=== EXERCISE DESCRIPTION ===
Would you write out the listing verbatim and skip every picture in it?

[Entries with chart source code]
%%

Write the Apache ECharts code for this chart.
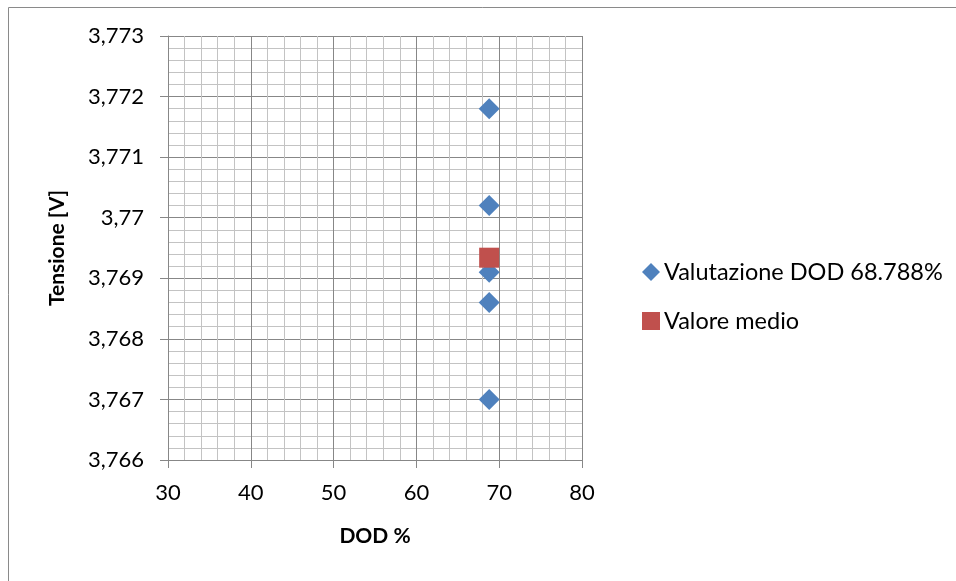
<!DOCTYPE html>
<html>
<head>
<meta charset="utf-8">
<script src="https://cdn.jsdelivr.net/npm/echarts@6/dist/echarts.min.js"></script>
<style>
  html, body { margin: 0; padding: 0; background: #fff; }
  #chart { width: 956px; height: 581px; }
</style>
</head>
<body>
<div id="chart"></div>
<script>
// Misure di tensione alla profondità di scarica indicata
const dodLevels = [68.788, 68.788, 68.788, 68.788, 68.788];
const voltages = [3.7718, 3.7702, 3.7691, 3.7686, 3.7670];

// Valore medio delle misure
const meanDod = [68.788];
const meanVoltage = [3.76934];

const seriesNames = ['Valutazione DOD 68.788%', 'Valore medio'];

const FONT = 'Lato, "Open Sans", sans-serif';
const MAJOR = '#878787';
const MINOR = '#c3c3c3';

function itNumber(v) {
  return String(+v.toFixed(4)).replace('.', ',');
}

const chart = echarts.init(document.getElementById('chart'), null, { renderer: 'canvas' });

chart.setOption({
  animation: false,
  backgroundColor: '#ffffff',
  graphic: [{
    type: 'rect',
    shape: { x: 8.5, y: 7.5, width: 1000, height: 1000 },
    style: { fill: 'none', stroke: '#8a8a8a', lineWidth: 1 },
    silent: true,
    z: -10
  }],
  grid: { left: 168, top: 36, width: 414, height: 424 },
  legend: {
    orient: 'vertical',
    left: 637,
    top: 255,
    itemWidth: 18,
    itemHeight: 18,
    itemGap: 25,
    textStyle: { fontFamily: FONT, fontSize: 23.5, color: '#000', padding: [0, 0, 0, -1] },
    data: [
      { name: seriesNames[0], icon: 'diamond' },
      { name: seriesNames[1], icon: 'rect' }
    ]
  },
  xAxis: {
    type: 'value',
    min: 30, max: 80, interval: 10,
    name: 'DOD %',
    nameLocation: 'middle',
    nameGap: 66,
    nameTextStyle: { fontFamily: FONT, fontSize: 21, fontWeight: 'bold', color: '#000' },
    axisLine: { show: true, lineStyle: { color: MAJOR, width: 1 } },
    axisTick: { show: true, length: 8, lineStyle: { color: MAJOR } },
    axisLabel: { fontFamily: FONT, fontSize: 22, color: '#000', margin: 22 },
    splitLine: { show: true, lineStyle: { color: MAJOR, width: 1 } },
    minorTick: { show: false, splitNumber: 5 },
    minorSplitLine: { show: true, lineStyle: { color: MINOR, width: 1 } }
  },
  yAxis: {
    type: 'value',
    min: 3.766, max: 3.773, interval: 0.001,
    name: 'Tensione [V]',
    nameLocation: 'middle',
    nameGap: 100,
    nameRotate: 90,
    nameTextStyle: { fontFamily: FONT, fontSize: 21, fontWeight: 'bold', color: '#000' },
    axisLine: { show: true, lineStyle: { color: MAJOR, width: 1 } },
    axisTick: { show: true, length: 8, lineStyle: { color: MAJOR } },
    axisLabel: { fontFamily: FONT, fontSize: 22, color: '#000', margin: 24, formatter: itNumber },
    splitLine: { show: true, lineStyle: { color: MAJOR, width: 1 } },
    minorTick: { show: false, splitNumber: 5 },
    minorSplitLine: { show: true, lineStyle: { color: MINOR, width: 1 } }
  },
  series: [
    {
      name: seriesNames[0],
      type: 'scatter',
      symbol: 'diamond',
      symbolSize: [21, 21],
      itemStyle: { color: '#4F81BD', opacity: 1 },
      data: dodLevels.map((d, i) => [d, voltages[i]]),
      z: 3
    },
    {
      name: seriesNames[1],
      type: 'scatter',
      symbol: 'rect',
      symbolSize: [20, 20],
      itemStyle: { color: '#C0504D', opacity: 1 },
      data: meanDod.map((d, i) => [d, meanVoltage[i]]),
      z: 4
    }
  ]
});
</script>
</body>
</html>
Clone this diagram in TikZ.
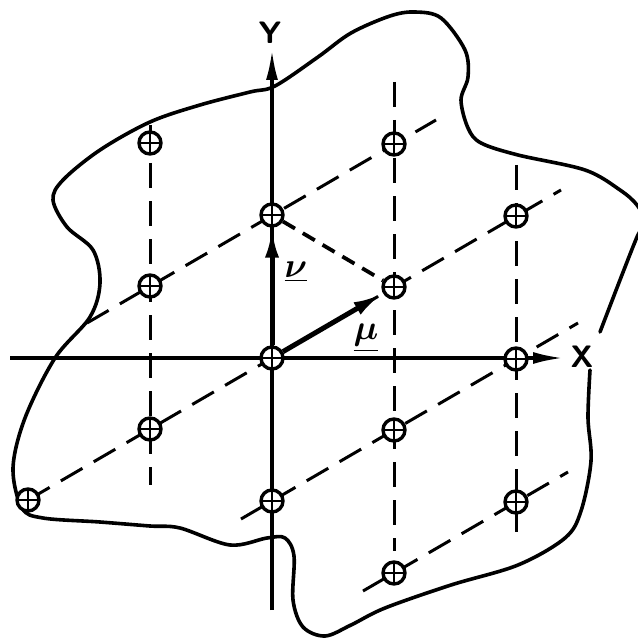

%%

=== COMPLETE ANSWER ===
Write the Apache ECharts code for this chart.
<!DOCTYPE html>
<html>
<head>
<meta charset="utf-8">
<script src="https://cdn.jsdelivr.net/npm/echarts@6/dist/echarts.min.js"></script>
<style>
  html, body { margin: 0; padding: 0; background: #fff; }
  #chart { width: 956px; height: 581px; }
</style>
</head>
<body>
<div id="chart"></div>
<script>
// Misure di tensione alla profondità di scarica indicata
const dodLevels = [68.788, 68.788, 68.788, 68.788, 68.788];
const voltages = [3.7718, 3.7702, 3.7691, 3.7686, 3.7670];

// Valore medio delle misure
const meanDod = [68.788];
const meanVoltage = [3.76934];

const seriesNames = ['Valutazione DOD 68.788%', 'Valore medio'];

const FONT = 'Lato, "Open Sans", sans-serif';
const MAJOR = '#878787';
const MINOR = '#c3c3c3';

function itNumber(v) {
  return String(+v.toFixed(4)).replace('.', ',');
}

const chart = echarts.init(document.getElementById('chart'), null, { renderer: 'canvas' });

chart.setOption({
  animation: false,
  backgroundColor: '#ffffff',
  graphic: [{
    type: 'rect',
    shape: { x: 8.5, y: 7.5, width: 1000, height: 1000 },
    style: { fill: 'none', stroke: '#8a8a8a', lineWidth: 1 },
    silent: true,
    z: -10
  }],
  grid: { left: 168, top: 36, width: 414, height: 424 },
  legend: {
    orient: 'vertical',
    left: 637,
    top: 255,
    itemWidth: 18,
    itemHeight: 18,
    itemGap: 25,
    textStyle: { fontFamily: FONT, fontSize: 23.5, color: '#000', padding: [0, 0, 0, -1] },
    data: [
      { name: seriesNames[0], icon: 'diamond' },
      { name: seriesNames[1], icon: 'rect' }
    ]
  },
  xAxis: {
    type: 'value',
    min: 30, max: 80, interval: 10,
    name: 'DOD %',
    nameLocation: 'middle',
    nameGap: 66,
    nameTextStyle: { fontFamily: FONT, fontSize: 21, fontWeight: 'bold', color: '#000' },
    axisLine: { show: true, lineStyle: { color: MAJOR, width: 1 } },
    axisTick: { show: true, length: 8, lineStyle: { color: MAJOR } },
    axisLabel: { fontFamily: FONT, fontSize: 22, color: '#000', margin: 22 },
    splitLine: { show: true, lineStyle: { color: MAJOR, width: 1 } },
    minorTick: { show: false, splitNumber: 5 },
    minorSplitLine: { show: true, lineStyle: { color: MINOR, width: 1 } }
  },
  yAxis: {
    type: 'value',
    min: 3.766, max: 3.773, interval: 0.001,
    name: 'Tensione [V]',
    nameLocation: 'middle',
    nameGap: 100,
    nameRotate: 90,
    nameTextStyle: { fontFamily: FONT, fontSize: 21, fontWeight: 'bold', color: '#000' },
    axisLine: { show: true, lineStyle: { color: MAJOR, width: 1 } },
    axisTick: { show: true, length: 8, lineStyle: { color: MAJOR } },
    axisLabel: { fontFamily: FONT, fontSize: 22, color: '#000', margin: 24, formatter: itNumber },
    splitLine: { show: true, lineStyle: { color: MAJOR, width: 1 } },
    minorTick: { show: false, splitNumber: 5 },
    minorSplitLine: { show: true, lineStyle: { color: MINOR, width: 1 } }
  },
  series: [
    {
      name: seriesNames[0],
      type: 'scatter',
      symbol: 'diamond',
      symbolSize: [21, 21],
      itemStyle: { color: '#4F81BD', opacity: 1 },
      data: dodLevels.map((d, i) => [d, voltages[i]]),
      z: 3
    },
    {
      name: seriesNames[1],
      type: 'scatter',
      symbol: 'rect',
      symbolSize: [20, 20],
      itemStyle: { color: '#C0504D', opacity: 1 },
      data: meanDod.map((d, i) => [d, meanVoltage[i]]),
      z: 4
    }
  ]
});
</script>
</body>
</html>
Clone this diagram in TikZ.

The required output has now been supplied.